Yesterday: Avenue Apartments
Today: Lianhua Apartments
Architect: L.E. Hudec
Architectural style: Modern Art Deco
Address: 1348-1383 Beijing Rd W.
Tips: The buildings can be appreciated on Beijing Road W., Tongren Road and Nanyang Road. The interior is not open to the public.
Dignified Spanish design sets building apart from neighbors
Two years before the Avenue Apartments project began, architect L.E. Hudec designed another upper-class apartment building, “the Estrella,” on today’s Huaihai Road.
Estrella means “star” in Spanish, which is an apt name for the seven-story building that serves both commercial and residential purposes.
The design is dignified and restful, in the Spanish style, with Renaissance and Baroque elements.
The lower two floors comprise the plinth, while the third to sixth floors are punctuated with shallow balconies decorated with protruding windows and cast-iron patterns.
The top of the building is composed of continuous balconies and cornices.

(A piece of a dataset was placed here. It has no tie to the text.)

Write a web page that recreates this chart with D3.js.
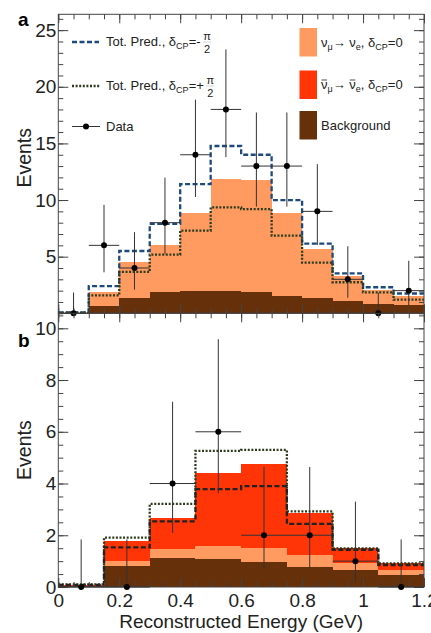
<!DOCTYPE html>
<html>
<head>
<meta charset="utf-8">
<script src="https://cdn.jsdelivr.net/npm/d3@7"></script>
<style>
  body { margin: 0; background: #fff; }
  svg { display: block; font-family: "Liberation Sans", Arial, sans-serif; }
</style>
</head>
<body>
<div id="chart"></div>
<script>
// ---- data ----
var edgesA = [0, 0.1, 0.2, 0.3, 0.4, 0.5, 0.6, 0.7, 0.8, 0.9, 1.0, 1.1, 1.2];
var edgesB = [0, 0.15, 0.3, 0.45, 0.6, 0.75, 0.9, 1.05, 1.2];

// panel a (neutrino mode), 12 bins
var bgA      = [0.02, 0.65, 1.38, 1.85, 1.95, 1.95, 1.85, 1.55, 1.35, 1.05, 0.85, 0.75];
var numuNueA = [0.03, 1.25, 3.17, 4.21, 6.95, 9.93, 9.95, 7.28, 4.31, 2.22, 1.2, 0.75];
var predMinusA = [0.08, 2.4, 5.5, 7.9, 11.4, 14.77, 14.0, 10.0, 6.15, 3.53, 2.3, 1.75];
var predPlusA  = [0.05, 1.58, 3.65, 5.18, 7.3, 9.35, 9.2, 6.85, 4.48, 2.74, 1.85, 1.2];
var dataA   = [0, 6, 4, 8, 14, 18, 13, 13, 9, 3, 0, 2];
var errLoA  = [0, 2.38, 1.91, 2.78, 3.73, 4.21, 3.58, 3.58, 2.96, 1.63, 0, 1.29];
var errHiA  = [1.84, 3.58, 3.16, 3.98, 4.86, 5.3, 4.73, 4.73, 4.17, 2.92, 1.84, 2.64];

// panel b (antineutrino mode), 8 bins
var bgB       = [0.03, 0.81, 1.11, 1.1, 0.98, 0.79, 0.64, 0.46];
var numuNueB  = [0.02, 0.18, 0.34, 0.48, 0.51, 0.44, 0.28, 0.21];
var anuAnueB  = [0.03, 0.79, 1.22, 2.81, 3.27, 1.63, 0.57, 0.27];
var predMinusB = [0.08, 1.53, 2.54, 3.78, 3.9, 2.44, 1.44, 0.85];
var predPlusB  = [0.1, 1.91, 3.21, 5.26, 5.3, 2.92, 1.49, 0.91];
var dataB   = [0, 0, 4, 6, 2, 2, 1, 0];
var errLoB  = [0, 0, 1.91, 2.38, 1.29, 1.29, 0.83, 0];
var errHiB  = [1.84, 1.84, 3.16, 3.58, 2.64, 2.64, 2.3, 1.84];

var xTicks  = [0, 0.2, 0.4, 0.6, 0.8, 1, 1.2];
var yTicksA = [5, 10, 15, 20, 25];
var yTicksB = [0, 2, 4, 6, 8, 10];

var colBg = '#66300a', colNue = '#ff9a60', colAnue = '#ff3508';

// ---- layout ----
var width = 431, height = 633;
var left = 58.3, right = 424;

var svg = d3.select('#chart').append('svg')
  .attr('width', width)
  .attr('height', height);

var x = d3.scaleLinear().domain([0, 1.2]).range([left, right]);
var yA = d3.scaleLinear().domain([0, 26.4]).range([313.3, 14.3]);
var yB = d3.scaleLinear().domain([0, 10.58]).range([587, 313.3]);

function drawPanel(p) {
  var g = svg.append('g');
  var n = p.edges.length - 1;

  // stacked fills
  var rows = d3.range(n).map(function (i) {
    var r = { i: i };
    p.layers.forEach(function (l) { r[l.key] = l.values[i]; });
    return r;
  });
  var stacked = d3.stack().keys(p.layers.map(function (l) { return l.key; }))(rows);
  stacked.forEach(function (s, k) {
    g.append('g').selectAll('rect')
      .data(s)
      .enter()
      .append('rect')
      .attr('x', function (d) { return x(p.edges[d.data.i]); })
      .attr('width', function (d) { return x(p.edges[d.data.i + 1]) - x(p.edges[d.data.i]); })
      .attr('y', function (d) { return p.y(d[1]); })
      .attr('height', function (d) { return p.y(d[0]) - p.y(d[1]); })
      .attr('fill', p.layers[k].color)
      .attr('shape-rendering', 'crispEdges');
  });

  // prediction lines
  var line = d3.line().curve(d3.curveStepAfter);
  p.lines.forEach(function (l) {
    var pts = p.edges.map(function (e, i) {
      return [x(e), p.y(l.values[Math.min(i, n - 1)])];
    });
    g.append('path')
      .attr('d', line(pts))
      .attr('fill', 'none')
      .attr('stroke', l.color)
      .attr('stroke-width', 2.3)
      .attr('stroke-dasharray', l.dash);
  });

  // frame + ticks
  var yMinor = d3.range(0, p.y.domain()[1], p.minorStep);
  var xMinor = d3.range(0, 1.2001, 0.05);
  var axes = [
    [d3.axisLeft(p.y).tickValues(yMinor).tickSize(-5).tickFormat(''), 'translate(' + left + ',0)'],
    [d3.axisRight(p.y).tickValues(yMinor).tickSize(-5).tickFormat(''), 'translate(' + right + ',0)'],
    [d3.axisRight(p.y).tickValues(p.yTicks).tickSize(-10).tickFormat(''), 'translate(' + right + ',0)'],
    [d3.axisTop(x).tickValues(xMinor).tickSize(-5).tickFormat(''), 'translate(0,' + p.y.range()[1] + ')'],
    [d3.axisTop(x).tickValues(xTicks).tickSize(-9).tickFormat(''), 'translate(0,' + p.y.range()[1] + ')'],
    [d3.axisBottom(x).tickValues(xMinor).tickSize(-5).tickFormat(''), 'translate(0,' + p.y.range()[0] + ')'],
    [d3.axisBottom(x).tickValues(xTicks).tickSize(-9).tickFormat(p.xLabels ? d3.format('~g') : '').tickPadding(7), 'translate(0,' + p.y.range()[0] + ')'],
    [d3.axisLeft(p.y).tickValues(p.yTicks).tickSize(-10).tickPadding(2).tickFormat(d3.format('d')), 'translate(' + left + ',0)']
  ];
  axes.forEach(function (a) {
    var ag = g.append('g').attr('transform', a[1]).call(a[0]);
    ag.select('.domain').remove();
    ag.selectAll('line').attr('stroke', '#444');
    ag.selectAll('text').attr('font-size', 19).attr('fill', '#222')
      .attr('font-family', '"Liberation Sans", Arial, sans-serif');
  });
  g.append('rect')
    .attr('x', left).attr('y', p.y.range()[1])
    .attr('width', right - left).attr('height', p.y.range()[0] - p.y.range()[1])
    .attr('fill', 'none').attr('stroke', '#444').attr('stroke-width', 1);

  // data points
  var pts = g.append('g').selectAll('g')
    .data(p.data.map(function (v, i) { return { v: v, i: i, lo: p.errLo[i], hi: p.errHi[i] }; }))
    .enter().append('g');
  pts.append('line')
    .attr('x1', function (d) { return x(p.edges[d.i]); })
    .attr('x2', function (d) { return x(p.edges[d.i + 1]); })
    .attr('y1', function (d) { return p.y(d.v); })
    .attr('y2', function (d) { return p.y(d.v); })
    .attr('stroke', '#333').attr('stroke-width', 1);
  pts.append('line')
    .attr('x1', function (d) { return x((p.edges[d.i] + p.edges[d.i + 1]) / 2); })
    .attr('x2', function (d) { return x((p.edges[d.i] + p.edges[d.i + 1]) / 2); })
    .attr('y1', function (d) { return p.y(d.v - d.lo); })
    .attr('y2', function (d) { return p.y(d.v + d.hi); })
    .attr('stroke', '#333').attr('stroke-width', 1);
  pts.append('circle')
    .attr('cx', function (d) { return x((p.edges[d.i] + p.edges[d.i + 1]) / 2); })
    .attr('cy', function (d) { return p.y(d.v); })
    .attr('r', 3)
    .attr('fill', '#000');

  // axis title + panel letter
  var mid = (p.y.range()[0] + p.y.range()[1]) / 2;
  g.append('text')
    .attr('transform', 'translate(31,' + (mid + p.titleShift) + ') rotate(-90)')
    .attr('text-anchor', 'middle')
    .attr('font-size', 19.5)
    .attr('fill', '#222')
    .text('Events');
  g.append('text')
    .attr('x', 18).attr('y', p.letterY)
    .attr('font-size', 19).attr('font-weight', 'bold')
    .text(p.letter);
}

drawPanel({
  edges: edgesA, y: yA, yTicks: yTicksA, minorStep: 1, xLabels: false,
  layers: [{ key: 'bg', values: bgA, color: colBg }, { key: 'nue', values: numuNueA, color: colNue }],
  lines: [{ values: predMinusA, color: '#1d4a7e', dash: '5,2.5' },
          { values: predPlusA, color: '#2b3b1c', dash: '2,1.6' }],
  data: dataA, errLo: errLoA, errHi: errHiA,
  titleShift: -6, letter: 'a', letterY: 26
});

drawPanel({
  edges: edgesB, y: yB, yTicks: yTicksB, minorStep: 0.5, xLabels: true,
  layers: [{ key: 'bg', values: bgB, color: colBg }, { key: 'nue', values: numuNueB, color: colNue },
           { key: 'anue', values: anuAnueB, color: colAnue }],
  lines: [{ values: predPlusB, color: '#2b3b1c', dash: '2,1.6' },
          { values: predMinusB, color: '#222', dash: '5,2.5' }],
  data: dataB, errLo: errLoB, errHi: errHiB,
  titleShift: 0, letter: 'b', letterY: 347
});

// x axis title
svg.append('text')
  .attr('x', (left + right) / 2).attr('y', 628)
  .attr('text-anchor', 'middle')
  .attr('font-size', 19)
  .attr('fill', '#222')
  .text('Reconstructed Energy (GeV)');

// ---- legend ----
var leg = svg.append('g').attr('font-size', 13).attr('fill', '#222');

function predLabel(yPos, sign) {
  var t = leg.append('text').attr('x', 106).attr('y', yPos + 4);
  t.append('tspan').text('Tot. Pred., \u03b4');
  t.append('tspan').attr('font-size', 9).attr('dy', 3).text('CP');
  t.append('tspan').attr('dy', -3).text('=' + sign);
  var w = t.node().getComputedTextLength();
  var fx = 106 + w + 6.5;
  leg.append('text').attr('x', fx).attr('y', yPos - 2.5).attr('text-anchor', 'middle').attr('font-size', 11).text('\u03c0');
  leg.append('line').attr('x1', fx - 4).attr('x2', fx + 4).attr('y1', yPos).attr('y2', yPos)
    .attr('stroke', '#bbb').attr('stroke-width', 0.6);
  leg.append('text').attr('x', fx).attr('y', yPos + 11).attr('text-anchor', 'middle').attr('font-size', 11).text('2');
}

leg.append('line').attr('x1', 72).attr('x2', 99).attr('y1', 42).attr('y2', 42)
  .attr('stroke', '#1d4a7e').attr('stroke-width', 2.3).attr('stroke-dasharray', '5,2.5');
predLabel(42, '-');
leg.append('line').attr('x1', 72).attr('x2', 100).attr('y1', 86).attr('y2', 86)
  .attr('stroke', '#2b3b1c').attr('stroke-width', 2.3).attr('stroke-dasharray', '2,1.6');
predLabel(86, '+');
leg.append('line').attr('x1', 72).attr('x2', 100).attr('y1', 126.5).attr('y2', 126.5)
  .attr('stroke', '#333').attr('stroke-width', 1);
leg.append('circle').attr('cx', 86).attr('cy', 126.5).attr('r', 3).attr('fill', '#000');
leg.append('text').attr('x', 106).attr('y', 131).text('Data');

var boxes = [
  { y: 42, color: colNue, bar: false, parts: [['\u03bd', 0], ['\u03bc', 1], ['\u2192 \u03bd', 0], ['e', 1], [', \u03b4', 0], ['CP', 1], ['=0', 0]] },
  { y: 84.5, color: colAnue, bar: true, parts: [['\u03bd', 0], ['\u03bc', 1], ['\u2192 \u03bd', 0], ['e', 1], [', \u03b4', 0], ['CP', 1], ['=0', 0]] },
  { y: 125, color: colBg, bar: false, parts: [['Background', 0]] }
];
boxes.forEach(function (b) {
  leg.append('rect').attr('x', 299.5).attr('y', b.y - 14).attr('width', 17.5).attr('height', 28.5)
    .attr('fill', b.color);
  var t = leg.append('text').attr('x', 321).attr('y', b.y + 4.5);
  var prev = 0;
  b.parts.forEach(function (pt) {
    var dy = pt[1] ? 3 : 0;
    t.append('tspan').attr('font-size', pt[1] ? 9 : 13).attr('dy', dy - prev).text(pt[0]);
    prev = dy;
  });
  if (b.bar) {
    // overline each nu for the antineutrino entry
    var node = t.node(), str = node.textContent;
    for (var c = 0; c < str.length; c++) {
      if (str[c] === '\u03bd') {
        var ext = node.getExtentOfChar(c);
        leg.append('line')
          .attr('x1', ext.x + 0.5).attr('x2', ext.x + ext.width - 0.5)
          .attr('y1', b.y - 4.5).attr('y2', b.y - 4.5)
          .attr('stroke', '#222').attr('stroke-width', 0.8);
      }
    }
  }
});
</script>
</body>
</html>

Strong Spanish architectural elements are featured all over the edifice, ranging from the patterns on the window lintels, the bamboo-like thin columns set as the glazed bars of the protruding windows, and geometric pattern mosaics on the floor and in the wainscot.
The contrast between creamy walls and the red-brick molding showcases a tone of traditional Eastern European architecture.
Italian architect Luca Poncellini attributes Hudec’s use of Spanish motifs largely to the cut-throat competition in Shanghai’s real estate sector, where “architectural exoticism was providing the building a sort of extra value, from a marketing point of view.”
“The impressive Estrella Apartments block rises out from the surrounding environment made of smaller constructions … its style follows the Spanish tradition and it was built in the center of the French district carved out from Chinese soil,” writes the scholar who authored “Laszlo Hudec.”
“The most interesting thing is that Laszlo Hudec had the chance to apply everything he had learned from Spanish architecture from his long travels in Spain and southern Europe in the early 1920s.”
He added that there were many hand-drawn sketches of Spanish historical buildings in Hudec’s archives.
The property was developed by China Realty Company development agency, which was founded by merchant Alberto Cohen. He moved to Shanghai from Constantinople before 1910, made a fortune from the rickshaw business and later devoted his attention to real estate.